The New York Times


June 2, 2002

War of Ideas


I'm glad that frustrated F.B.I. agents are banging away at all the missed signals that might have tipped us off to 9/11, but we need to remember something: not all the signals for 9/11 were hidden. Many were out there in public, in the form of hate speech and conspiracy theories directed at America and preached in mosques and schools throughout the Muslim world. If we are intent on preventing the next 9/11, we need to do more than just spy on our enemies better in secret. We need to take on their ideas in public.

Frankly, I hope Saddam Hussein disappears tomorrow. But even if he does, that's not going to solve our problem. Saddam is a conventional threat who can be eliminated by conventional means. He inspires no one. The idea people who inspired the hijackers are religious leaders, pseudo-intellectuals, pundits and educators, primarily in Egypt and Saudi Arabia, which continues to use its vast oil wealth to spread its austere and intolerant brand of Islam, Wahhabism.

But here's the good news: These societies are not monoliths, and there are a lot of ordinary people, and officials, inside both who would like to see us pressing their leaders and religious authorities to teach tolerance, modernize Islam and stop financing those who won't.

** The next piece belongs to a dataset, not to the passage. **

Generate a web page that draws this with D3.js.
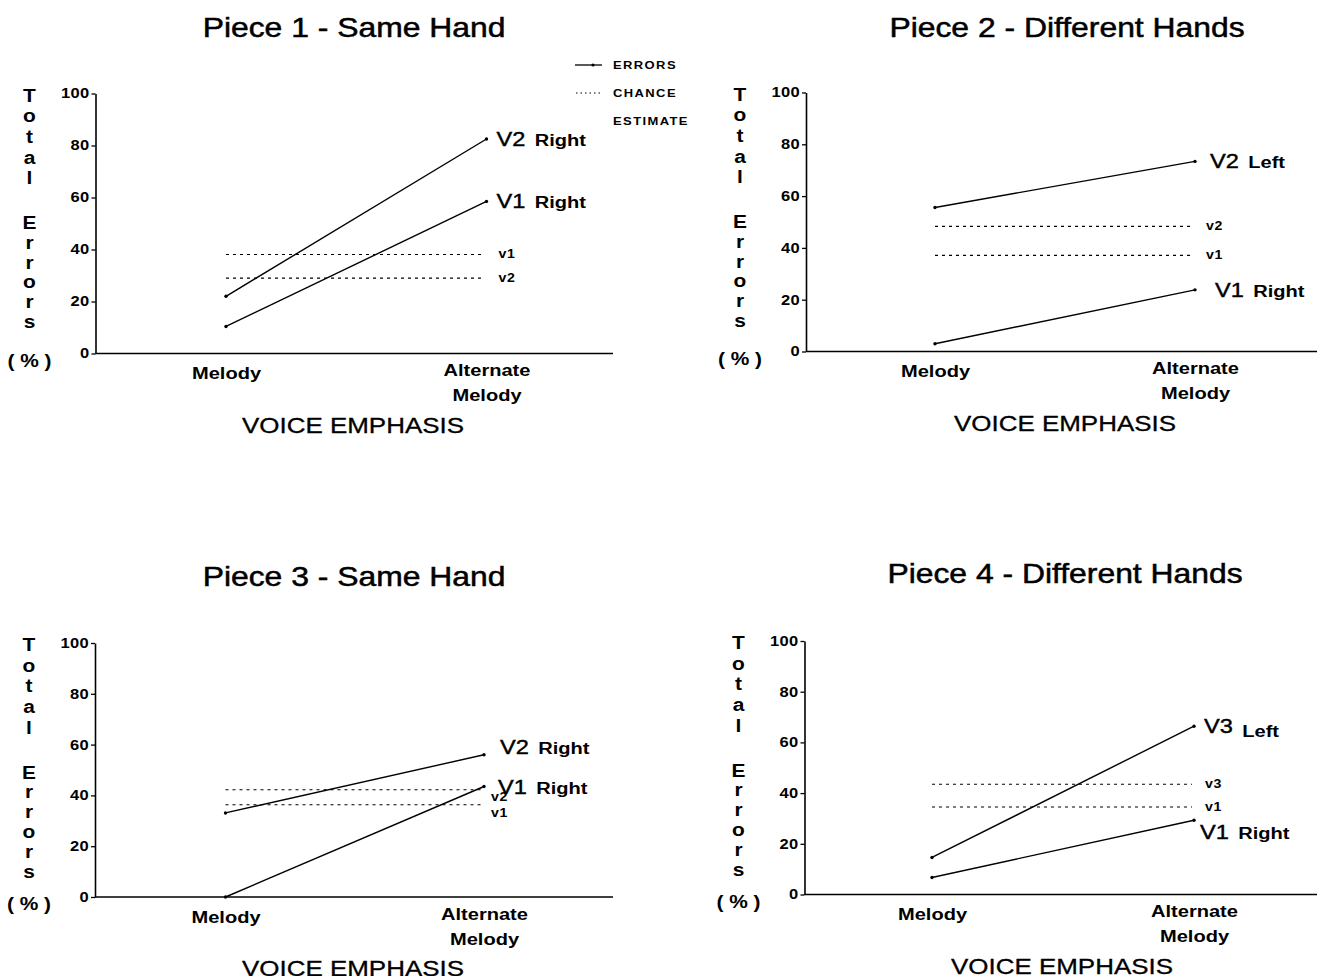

Too bad President Bush has shied away from this challenge. After recently visiting Saudi Arabia, I got an e-mail note from a young Saudi woman (who signed her name) that began: "Thank you as a moderate Saudi for your efforts to expose what's going on in Saudi Arabia. . . . Mr. Friedman, our schools teach religious intolerance, most of our mosques preach hate against any non-Muslims, our media is exclusively controlled by the government and religious people. Our moderate ideas have no place to be presented. Our government is not doing anything really to stop the religious control from paralyzing our lives. Mr. Friedman, we need help."

On May 8, the Saudi-owned Arabic daily Al-Sharq Al-Awsat ran an essay by an anonymous Arab diplomat who asked: "What would happen if every Arab country had, since 1948, turned its attention to building itself up from within, without making Palestine its main issue? What would happen if every Arab country focused on educating its citizens, and on improving their physical and emotional health and cultural level? I am amazed at the clerics who raise a hue and cry about Jihad against Israel and compete with each other in issuing religious rulings [in support of] suicide, but do not encourage their citizens to wage spiritual Jihad" to build up their own countries. [Translation by Memri.]

In short, America and the West have potential partners in these countries who are eager for us to help move the struggle to where it belongs: to a war within Islam over its spiritual message and identity, not a war with Islam.

And that war within Islam is not really a religious war. It is a war between the future and the past, between development and underdevelopment, between authors of crazy conspiracy theories versus those espousing rationality, between advocates of suicide bombing and those who know you can't build a society out of gravestones. Only Arabs and Muslims can win this war within, but we can openly encourage the progressives. Instead, we're looking for some quick fix. Just get rid of Saddam and all the fanatics will fall. I doubt it.

The only Western leader who vigorously took up this challenge was actually the Dutch politician Pim Fortuyn, who was assassinated on May 6 for other reasons. Mr. Fortuyn questioned Muslim immigration to the Netherlands (which by 2010 will have more mosques than churches), not because he was against Muslims but because he felt that Islam had not gone through the Enlightenment or the Reformation, which separated church from state in the West and prepared it to embrace modernity, democracy and tolerance.

As a gay man, Mr. Fortuyn was very much in need of tolerance, and his challenge to Muslim immigrants was this: I want to be tolerant, but do you? Or do you have an authoritarian culture that will not be assimilated, and that threatens my country's liberal, multicultural ethos?

Zacarias Moussaoui, accused of being the 20th hijacker, told a U.S. court that he "prayed to Allah for the destruction of the United States." That is an ugly idea one many Muslims would not endorse. But until we and they team up to fight a war of ideas against those who do, there will be plenty more Moussaouis where he came from and there will never be enough F.B.I. agents to find them.